Aynur Dogan : Pendant mon enfance, j’ai souvent passé du temps dans les montagnes autour de notre village, qui s’appelait Dogan. Les animaux, le fromage qui a été produit dans mon village, pouvoir jouer à l’air libre – ce sont des souvenirs qui restent. Puis notre famille a déménagé à Istanbul. À l’époque, j’étais sur le point d’obtenir mon diplôme universitaire.

Quel effet cela fait-il d’être tranféré de la campagne à la ville ?

Aynur Dogan : Pour moi, Istanbul me semblait extrêmement grande et animée. Mais cela m’a aussi apporté de nouvelles opportunités. A Istanbul, je pouvais mieux me consacrer à la musique que dans ma maison rurale. J’ai pu faire des rencontres dans le monde de la musique, suivre des cours de musique et apprendre à jouer du baklama, le luth turc.

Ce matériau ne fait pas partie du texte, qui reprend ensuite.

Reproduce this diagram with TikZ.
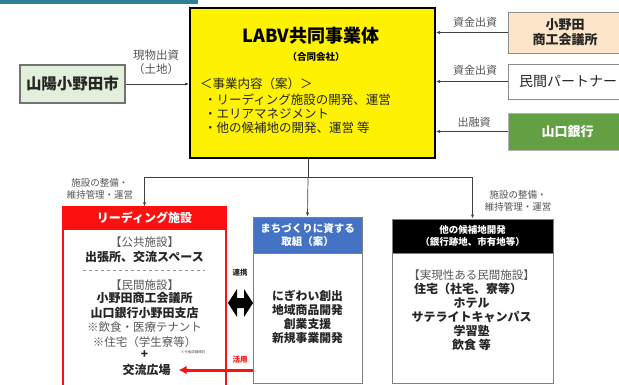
\documentclass[tikz,border=0pt]{standalone}
\usepackage{fontspec}
\setmainfont{Noto Sans CJK JP}
\usetikzlibrary{arrows.meta}
\definecolor{teal1}{HTML}{2E8097}
\definecolor{peach}{HTML}{FCE5C8}
\definecolor{bankgreen}{HTML}{62A043}
\definecolor{lgreen}{HTML}{E2EFDA}
\definecolor{hblue}{HTML}{4472C4}
\definecolor{hred}{HTML}{FF1010}
\definecolor{txt}{HTML}{262626}
\definecolor{lbltxt}{HTML}{555555}
\tikzset{
  box/.style={draw, rectangle, inner sep=0pt, align=center},
  conn/.style={draw=black!75, line width=0.7pt, -{Latex[length=4pt,width=3.2pt]}},
  lbl/.style={font=\fontsize{9.5}{12}\selectfont, text=lbltxt, align=center, inner sep=0pt},
  lblb/.style={font=\fontsize{11}{14}\selectfont, text=lbltxt, align=center, inner sep=0pt},
  tx/.style={inner sep=1pt, text=txt, align=center},
  bx/.style={tx, font=\fontsize{12}{14}\bfseries\selectfont},
  rg/.style={tx, font=\fontsize{11.5}{14}\selectfont, text=black!65},
}
\begin{document}
\begin{tikzpicture}[x=1pt,y=-1pt]
\useasboundingbox (0,0) rectangle (619,384);
\clip (0,0) rectangle (619,384);
\fill[white] (0,0) rectangle (619,384);
% top bar
\fill[teal1] (0,0) rectangle (198,4);

% main yellow box
\node[box, fill=yellow, line width=2pt, minimum width=245pt, minimum height=150pt] (labv) at (312.5,83) {};
\node[tx, font=\fontsize{18}{20}\bfseries\selectfont, text=black] (labvt) at (311,36) {LABV共同事業体};
\node[tx, font=\fontsize{9.5}{11}\bfseries\selectfont, text=black] (labvs) at (316,57) {（合同会社）};
\node[tx, anchor=west, font=\fontsize{12.5}{14}\selectfont] (labvh) at (199,84) {＜事業内容（案）＞};
\node[tx, anchor=north west, align=left, font=\fontsize{12.5}{14}\selectfont] (labvb) at (203,93) {・リーディング施設の開発、運営\\・エリアマネジメント\\・他の候補地の開発、運営 等};

% left city box
\node[box, fill=lgreen, draw=black!55, line width=1.2pt, minimum width=105pt, minimum height=38pt,
      font=\fontsize{15.5}{17}\bfseries\selectfont, text=txt] (city) at (72.5,84) {山陽小野田市};
\draw[conn] (city.east) -- (city.east -| labv.west);
\node[lblb, font=\fontsize{11.5}{14.5}\selectfont] (l1) at (156,62) {現物出資\\（土地）};

% right boxes
\node[box, fill=peach, draw=black!45, line width=1pt, minimum width=114pt, minimum height=41pt,
      font=\fontsize{13}{15}\bfseries\selectfont, text=txt] (cci) at (565,32.5) {小野田\\商工会議所};
\node[box, fill=white, draw=black!45, line width=1pt, minimum width=120pt, minimum height=35pt,
      font=\fontsize{14}{16}\selectfont, text=txt] (partner) at (568,81.5) {民間パートナー};
\node[box, fill=bankgreen, draw=black!30, line width=1pt, minimum width=119pt, minimum height=37pt,
      font=\fontsize{13}{15}\bfseries\selectfont, text=white] (bank) at (567.5,131.5) {山口銀行};
\draw[conn] (cci.west) -- (cci.west -| labv.east);
\draw[conn] (partner.west) -- (partner.west -| labv.east);
\draw[conn] (bank.west) -- (bank.west -| labv.east);
\node[lblb] (l2) at (475,22) {資金出資};
\node[lblb] (l3) at (475,70) {資金出資};
\node[lblb] (l4) at (474,122) {出融資};

% lower boxes
\node[box, draw=hred, line width=1.3pt, minimum width=163pt, minimum height=200pt] (lead) at (144.5,307) {};
\node[box, fill=hred, draw=hred, line width=1.3pt, minimum width=163pt, minimum height=22pt,
      font=\fontsize{12}{14}\bfseries\selectfont, text=white, anchor=north] (leadh) at (lead.north) {リーディング施設};

\node[box, draw=black!50, line width=1pt, minimum width=109pt, minimum height=166pt] (machi) at (307.5,300) {};
\node[box, fill=hblue, draw=black!50, line width=1pt, minimum width=109pt, minimum height=36pt,
      font=\fontsize{10.5}{12.5}\bfseries\selectfont, text=white, anchor=north] (machih) at (machi.north) {まちづくりに資する\\取組（案）};

\node[box, draw=black!50, line width=1pt, minimum width=161pt, minimum height=164pt] (other) at (472.5,301) {};
\node[box, fill=black, draw=black!50, line width=1pt, minimum width=161pt, minimum height=34pt,
      font=\fontsize{9.5}{12}\bfseries\selectfont, text=white, anchor=north] (otherh) at (other.north) {他の候補地開発\\（銀行跡地、市有地等）};

% tree connectors
\coordinate (j) at (308,177);
\draw[draw=black!75, line width=0.7pt] (labv.south -| j) -- (j);
\draw[conn] (j) -- (machi.north);
\draw[conn] (j) -| (lead.north);
\draw[conn] (j) -| (other.north);
\node[lbl] (l5) at (100,189) {施設の整備・\\維持管理・運営};
\node[lbl] (l6) at (518,201) {施設の整備・\\維持管理・運営};

% lead contents
\node[rg] (a1) at (144.5,242) {【公共施設】};
\node[bx] (a2) at (144.5,257) {出張所、交流スペース};
\draw[black!40, dashed, line width=0.6pt] (83,270) -- (205,270);
\node[rg] (a3) at (144.5,285) {【民間施設】};
\node[bx] (a4) at (144.5,298) {小野田商工会議所};
\node[bx] (a5) at (144.5,313) {山口銀行小野田支店};
\node[rg] (a6) at (144.5,327) {※飲食・医療テナント};
\node[rg] (a7) at (144.5,342) {※住宅（学生寮等）};
\node[bx] (a8) at (144.5,355) {+};
\node[tx, font=\fontsize{3.5}{4}\selectfont, text=black!70] (a9) at (193,352) {※今後詳細検討};
\node[bx] (koryu) at (146.5,370) {交流広場};

% machi contents
\node[bx, font=\fontsize{11.8}{14}\bfseries\selectfont] (b1) at (307.5,296) {にぎわい創出};
\node[bx, font=\fontsize{11.8}{14}\bfseries\selectfont] (b2) at (307.5,310) {地域商品開発};
\node[bx, font=\fontsize{11.8}{14}\bfseries\selectfont] (b3) at (307.5,324) {創業支援};
\node[bx, font=\fontsize{11.8}{14}\bfseries\selectfont] (b4) at (307.5,338) {新規事業開発};

% other contents
\node[rg] (c1) at (471.5,275) {【実現性ある民間施設】};
\node[bx] (c2) at (468,289) {住宅（社宅、寮等）};
\node[bx] (c3) at (471.5,303) {ホテル};
\node[bx] (c4) at (471.5,317) {サテライトキャンパス};
\node[bx] (c5) at (471.5,331) {学習塾};
\node[bx] (c6) at (471.5,345) {飲食 等};

% renkei double arrow
\fill[black] (228,303) -- (237,289) -- (237,298) -- (244,298) -- (244,289) -- (253,303)
  -- (244,317) -- (244,308) -- (237,308) -- (237,317) -- cycle;
\node[tx, font=\fontsize{7.5}{8}\bfseries\selectfont] (ren) at (240,273) {連携};

% katsuyo red arrow
\draw[hred, line width=3pt, -{Latex[length=8pt,width=9pt]}] (koryu.east -| machi.west) -- ([xshift=7pt]koryu.east);
\node[tx, font=\fontsize{7.5}{8}\bfseries\selectfont, text=hred] (kat) at (240,360) {活用};
\end{tikzpicture}
\end{document}
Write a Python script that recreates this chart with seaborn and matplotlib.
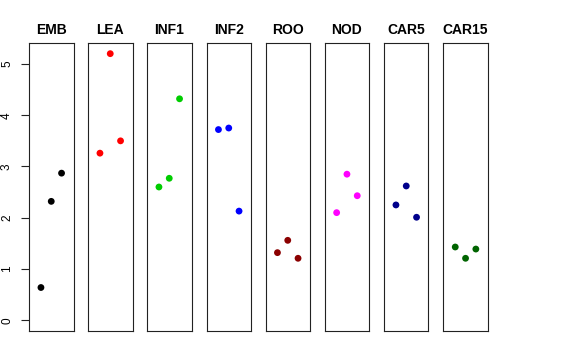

Mais chaque fois que je retourne dans mon village aujourd’hui, je redeviens villageoise. Les villageois ne me traitent pas différemment.

Pourquoi vouliez-vous devenir musicienne ?

Aynur Dogan : Dans mon village Alevi, j’étais entourée de musique. Les Alévis n’ont pas de livre saint fondamental. C’est pourquoi la musique joue un rôle très important dans notre foi et notre tradition. Toutes les informations et les histoires sont transmises par la musique depuis des générations. Pour nous, la musique est un moyen de communication. La musique est présente à la naissance, pendant notre jeunesse et aussi au cimetière. Toute vie est musique. Toutes ces influences de la maison se retrouvent dans mes chansons. Pour moi, ma patrie rayonne de puissance et de douceur.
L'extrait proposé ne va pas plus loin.